The problem is that many possible format conflicts in ways that make resolution impossible without cross-referencing with other sources.

Which date is "10/3/5"? Is it March 5th 2010? March 5th 1910? March 10th 1905? March 10th 2005? October 3rd 1905? October 3rd 2005? (or another century entirely, though the 20th and 21st would be most likely). And don't think the "/" vs. "-" as separate is sufficient to tell them apart.

Aand you'll find a lot of other variations - I'm used to writing 10/3-5 for example... But I'm not even consistent, I might write 10/3/5 or 10-3-5, or 5/3/10 / 5-3-10; anywhere I want to be explicit, I would write 2005-03-10 exactly because I'm used to seeing so many ambiguous dates that can't easily be resolved.

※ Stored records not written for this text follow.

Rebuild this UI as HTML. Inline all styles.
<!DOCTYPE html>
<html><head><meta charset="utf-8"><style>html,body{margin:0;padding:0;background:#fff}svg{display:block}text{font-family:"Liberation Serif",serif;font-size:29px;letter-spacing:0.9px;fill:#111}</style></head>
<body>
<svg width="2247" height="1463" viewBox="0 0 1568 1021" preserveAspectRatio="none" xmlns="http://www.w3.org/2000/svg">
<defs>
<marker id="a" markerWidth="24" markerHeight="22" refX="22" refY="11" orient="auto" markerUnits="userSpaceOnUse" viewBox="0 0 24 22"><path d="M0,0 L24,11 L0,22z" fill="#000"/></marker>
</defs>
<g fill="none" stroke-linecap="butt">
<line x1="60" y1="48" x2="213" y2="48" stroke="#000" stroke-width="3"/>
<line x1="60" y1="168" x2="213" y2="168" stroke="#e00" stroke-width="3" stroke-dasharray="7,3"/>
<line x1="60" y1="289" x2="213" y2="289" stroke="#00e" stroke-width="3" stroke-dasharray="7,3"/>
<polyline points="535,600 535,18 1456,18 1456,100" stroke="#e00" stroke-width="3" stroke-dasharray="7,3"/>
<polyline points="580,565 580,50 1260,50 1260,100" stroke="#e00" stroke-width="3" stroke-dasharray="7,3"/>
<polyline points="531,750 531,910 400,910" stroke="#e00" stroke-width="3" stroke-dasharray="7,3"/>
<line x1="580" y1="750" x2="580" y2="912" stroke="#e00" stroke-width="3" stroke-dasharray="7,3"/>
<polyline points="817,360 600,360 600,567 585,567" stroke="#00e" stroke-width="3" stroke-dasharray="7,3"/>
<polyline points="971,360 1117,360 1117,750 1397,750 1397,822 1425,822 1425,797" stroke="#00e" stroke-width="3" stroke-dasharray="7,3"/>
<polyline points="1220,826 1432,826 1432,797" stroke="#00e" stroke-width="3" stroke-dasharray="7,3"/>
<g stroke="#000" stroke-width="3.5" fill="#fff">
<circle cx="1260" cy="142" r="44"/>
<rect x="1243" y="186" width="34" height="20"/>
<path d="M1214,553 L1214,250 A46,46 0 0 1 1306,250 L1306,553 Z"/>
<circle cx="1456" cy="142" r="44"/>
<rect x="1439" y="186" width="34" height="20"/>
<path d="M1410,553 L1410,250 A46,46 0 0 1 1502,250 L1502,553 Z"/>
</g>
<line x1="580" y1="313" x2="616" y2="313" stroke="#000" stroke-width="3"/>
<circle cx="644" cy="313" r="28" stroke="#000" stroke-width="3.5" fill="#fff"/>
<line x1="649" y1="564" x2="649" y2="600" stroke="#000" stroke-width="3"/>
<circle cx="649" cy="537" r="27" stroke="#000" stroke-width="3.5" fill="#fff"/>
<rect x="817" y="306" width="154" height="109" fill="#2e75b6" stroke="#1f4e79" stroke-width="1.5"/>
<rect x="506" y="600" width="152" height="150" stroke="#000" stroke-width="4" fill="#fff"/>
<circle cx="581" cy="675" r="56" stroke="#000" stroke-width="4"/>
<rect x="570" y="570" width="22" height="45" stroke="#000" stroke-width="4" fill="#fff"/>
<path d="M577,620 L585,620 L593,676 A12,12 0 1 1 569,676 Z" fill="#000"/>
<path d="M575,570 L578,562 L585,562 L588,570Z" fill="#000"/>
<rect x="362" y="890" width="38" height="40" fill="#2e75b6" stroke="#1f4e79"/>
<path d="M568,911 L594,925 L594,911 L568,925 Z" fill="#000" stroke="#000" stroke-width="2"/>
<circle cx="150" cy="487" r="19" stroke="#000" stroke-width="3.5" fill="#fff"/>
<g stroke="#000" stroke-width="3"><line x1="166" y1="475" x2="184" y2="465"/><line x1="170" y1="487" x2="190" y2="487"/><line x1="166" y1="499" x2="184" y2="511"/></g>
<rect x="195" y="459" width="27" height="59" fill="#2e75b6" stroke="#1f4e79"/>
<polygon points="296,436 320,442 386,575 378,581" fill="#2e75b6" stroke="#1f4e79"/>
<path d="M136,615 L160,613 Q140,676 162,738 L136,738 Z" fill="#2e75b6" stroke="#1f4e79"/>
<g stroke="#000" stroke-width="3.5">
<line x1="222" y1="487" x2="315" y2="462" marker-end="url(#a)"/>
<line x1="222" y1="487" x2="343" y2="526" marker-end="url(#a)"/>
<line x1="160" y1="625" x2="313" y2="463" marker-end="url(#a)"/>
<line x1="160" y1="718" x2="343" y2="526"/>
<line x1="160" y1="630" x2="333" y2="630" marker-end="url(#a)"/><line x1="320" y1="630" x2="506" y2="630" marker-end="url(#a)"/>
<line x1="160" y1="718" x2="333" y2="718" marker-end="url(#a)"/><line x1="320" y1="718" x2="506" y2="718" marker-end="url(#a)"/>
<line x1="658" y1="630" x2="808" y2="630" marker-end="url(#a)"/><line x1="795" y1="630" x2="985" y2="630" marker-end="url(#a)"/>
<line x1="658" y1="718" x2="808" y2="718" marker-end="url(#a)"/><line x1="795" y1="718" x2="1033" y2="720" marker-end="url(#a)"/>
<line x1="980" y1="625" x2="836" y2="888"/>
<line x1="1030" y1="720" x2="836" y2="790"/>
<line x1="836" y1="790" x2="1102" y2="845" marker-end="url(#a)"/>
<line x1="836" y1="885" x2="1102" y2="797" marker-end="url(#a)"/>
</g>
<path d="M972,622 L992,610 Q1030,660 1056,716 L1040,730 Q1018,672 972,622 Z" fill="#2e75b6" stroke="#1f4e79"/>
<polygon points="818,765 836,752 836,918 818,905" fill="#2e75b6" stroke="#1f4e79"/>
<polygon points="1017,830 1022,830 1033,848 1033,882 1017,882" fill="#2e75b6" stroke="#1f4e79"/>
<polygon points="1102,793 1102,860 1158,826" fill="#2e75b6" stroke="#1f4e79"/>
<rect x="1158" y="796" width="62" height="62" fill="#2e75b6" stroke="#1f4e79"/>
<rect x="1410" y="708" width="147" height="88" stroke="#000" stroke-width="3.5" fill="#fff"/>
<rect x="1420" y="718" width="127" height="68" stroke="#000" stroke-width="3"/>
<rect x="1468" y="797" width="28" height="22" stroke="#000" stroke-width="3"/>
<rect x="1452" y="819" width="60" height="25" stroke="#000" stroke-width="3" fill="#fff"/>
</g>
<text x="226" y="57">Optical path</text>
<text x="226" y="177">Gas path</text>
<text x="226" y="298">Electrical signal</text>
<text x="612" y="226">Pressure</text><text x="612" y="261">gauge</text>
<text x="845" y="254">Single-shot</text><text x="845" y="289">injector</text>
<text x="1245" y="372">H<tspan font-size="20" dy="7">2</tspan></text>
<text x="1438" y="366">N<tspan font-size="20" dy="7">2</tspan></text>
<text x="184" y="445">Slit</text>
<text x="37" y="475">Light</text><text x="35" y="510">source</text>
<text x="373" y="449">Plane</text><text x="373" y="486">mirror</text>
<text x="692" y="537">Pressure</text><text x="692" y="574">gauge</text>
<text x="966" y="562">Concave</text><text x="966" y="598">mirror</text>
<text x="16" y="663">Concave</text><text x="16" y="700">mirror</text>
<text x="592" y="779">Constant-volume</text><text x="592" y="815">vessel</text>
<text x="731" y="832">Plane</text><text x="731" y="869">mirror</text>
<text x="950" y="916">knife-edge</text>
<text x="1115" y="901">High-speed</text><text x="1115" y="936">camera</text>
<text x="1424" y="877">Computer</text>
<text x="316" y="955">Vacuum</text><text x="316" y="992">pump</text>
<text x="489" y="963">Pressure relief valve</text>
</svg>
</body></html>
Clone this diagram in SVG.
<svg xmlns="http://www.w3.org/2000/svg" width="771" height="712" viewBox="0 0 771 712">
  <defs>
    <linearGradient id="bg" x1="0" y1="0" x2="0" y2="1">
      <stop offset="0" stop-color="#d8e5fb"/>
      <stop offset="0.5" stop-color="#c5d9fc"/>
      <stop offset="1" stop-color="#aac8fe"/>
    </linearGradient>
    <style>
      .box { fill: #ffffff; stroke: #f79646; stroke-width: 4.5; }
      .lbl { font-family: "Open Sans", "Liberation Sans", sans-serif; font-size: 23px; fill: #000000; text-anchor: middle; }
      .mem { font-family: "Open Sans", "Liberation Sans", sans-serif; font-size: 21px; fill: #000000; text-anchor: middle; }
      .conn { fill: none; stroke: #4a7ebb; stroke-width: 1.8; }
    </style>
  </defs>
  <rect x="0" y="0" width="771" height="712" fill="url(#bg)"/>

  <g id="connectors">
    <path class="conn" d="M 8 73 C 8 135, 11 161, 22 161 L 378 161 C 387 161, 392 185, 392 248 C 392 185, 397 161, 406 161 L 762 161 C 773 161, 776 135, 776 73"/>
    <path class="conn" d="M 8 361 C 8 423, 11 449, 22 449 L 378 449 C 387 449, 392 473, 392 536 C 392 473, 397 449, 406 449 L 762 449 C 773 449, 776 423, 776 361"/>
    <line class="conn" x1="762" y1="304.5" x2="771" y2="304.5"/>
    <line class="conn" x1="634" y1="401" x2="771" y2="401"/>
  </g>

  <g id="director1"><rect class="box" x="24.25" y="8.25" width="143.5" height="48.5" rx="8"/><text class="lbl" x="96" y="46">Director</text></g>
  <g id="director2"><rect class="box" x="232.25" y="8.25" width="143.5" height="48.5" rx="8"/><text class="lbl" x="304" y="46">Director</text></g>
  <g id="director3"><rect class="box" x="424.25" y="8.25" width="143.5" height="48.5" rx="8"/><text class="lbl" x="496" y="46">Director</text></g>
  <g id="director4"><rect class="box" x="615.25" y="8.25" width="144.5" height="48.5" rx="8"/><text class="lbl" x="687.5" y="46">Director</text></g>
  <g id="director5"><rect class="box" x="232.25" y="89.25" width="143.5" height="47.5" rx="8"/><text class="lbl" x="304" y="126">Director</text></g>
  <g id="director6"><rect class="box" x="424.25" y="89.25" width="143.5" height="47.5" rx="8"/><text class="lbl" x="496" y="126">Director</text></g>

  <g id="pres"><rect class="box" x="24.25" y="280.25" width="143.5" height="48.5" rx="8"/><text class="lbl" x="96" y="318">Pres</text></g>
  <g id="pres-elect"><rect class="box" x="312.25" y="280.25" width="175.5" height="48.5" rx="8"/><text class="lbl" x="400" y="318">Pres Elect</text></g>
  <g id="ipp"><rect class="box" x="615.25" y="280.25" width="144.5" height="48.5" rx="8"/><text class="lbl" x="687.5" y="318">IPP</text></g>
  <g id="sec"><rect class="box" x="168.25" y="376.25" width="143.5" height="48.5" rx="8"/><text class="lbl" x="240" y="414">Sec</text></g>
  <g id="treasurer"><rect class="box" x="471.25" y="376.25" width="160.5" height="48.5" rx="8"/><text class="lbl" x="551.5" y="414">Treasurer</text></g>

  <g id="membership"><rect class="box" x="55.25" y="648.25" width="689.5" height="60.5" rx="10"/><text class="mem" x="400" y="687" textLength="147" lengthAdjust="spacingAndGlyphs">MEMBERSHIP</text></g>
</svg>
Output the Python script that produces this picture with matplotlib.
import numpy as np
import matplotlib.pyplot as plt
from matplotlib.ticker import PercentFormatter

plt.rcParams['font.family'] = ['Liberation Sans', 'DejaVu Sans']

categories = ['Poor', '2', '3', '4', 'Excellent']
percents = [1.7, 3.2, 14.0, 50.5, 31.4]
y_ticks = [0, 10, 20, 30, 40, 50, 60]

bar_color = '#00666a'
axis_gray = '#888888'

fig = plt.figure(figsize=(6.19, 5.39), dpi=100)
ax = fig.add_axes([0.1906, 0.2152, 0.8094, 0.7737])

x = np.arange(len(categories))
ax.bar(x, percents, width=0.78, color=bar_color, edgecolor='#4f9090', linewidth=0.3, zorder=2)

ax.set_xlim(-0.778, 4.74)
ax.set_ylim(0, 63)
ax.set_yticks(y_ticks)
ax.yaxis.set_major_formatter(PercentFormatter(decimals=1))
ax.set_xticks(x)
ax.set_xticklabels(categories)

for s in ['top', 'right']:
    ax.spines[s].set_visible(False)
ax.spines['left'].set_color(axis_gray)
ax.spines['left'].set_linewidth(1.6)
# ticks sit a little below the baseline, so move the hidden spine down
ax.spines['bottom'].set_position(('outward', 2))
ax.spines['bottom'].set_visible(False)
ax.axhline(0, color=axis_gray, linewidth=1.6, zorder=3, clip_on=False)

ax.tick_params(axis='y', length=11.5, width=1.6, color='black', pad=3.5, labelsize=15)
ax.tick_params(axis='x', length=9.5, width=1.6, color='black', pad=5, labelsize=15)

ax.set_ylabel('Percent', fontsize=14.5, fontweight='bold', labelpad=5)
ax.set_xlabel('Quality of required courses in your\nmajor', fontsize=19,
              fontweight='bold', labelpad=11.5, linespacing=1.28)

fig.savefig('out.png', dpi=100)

What about the value 5.123? Is it a floating point value with "123" after the decimal point, or the integer 5123? The "decimal point" is "," in many countries, and the thousand separator is usually, but not always, "." in countries that use "," as the decimal marker. If you treat things as "just text" you are going to have to potentially deal with dozens of different combinations of decimal points and quantity markers (depending on country, the markers don't all occur only every 3 digits to the left from the decimal marker...)

Interpreting small text fragments is fraught with a near infinite number of obnoxious details like this, and part of the problem is that even few people know most of them and will be unable to quickly resolve ambiguities without cross referencing with other data (or worse: they think they know, or don't even recognize that there is an ambiguity in the first place)

smoyer · on April 4, 2013

Sounds plausible to me ... like how OpenStreetMaps improved (improves?) its map data by letting people import traces from their GPS devices.

http://www.openstreetmap.org/traces

tlarkworthy · on April 4, 2013

See NELL. The never ending language learner.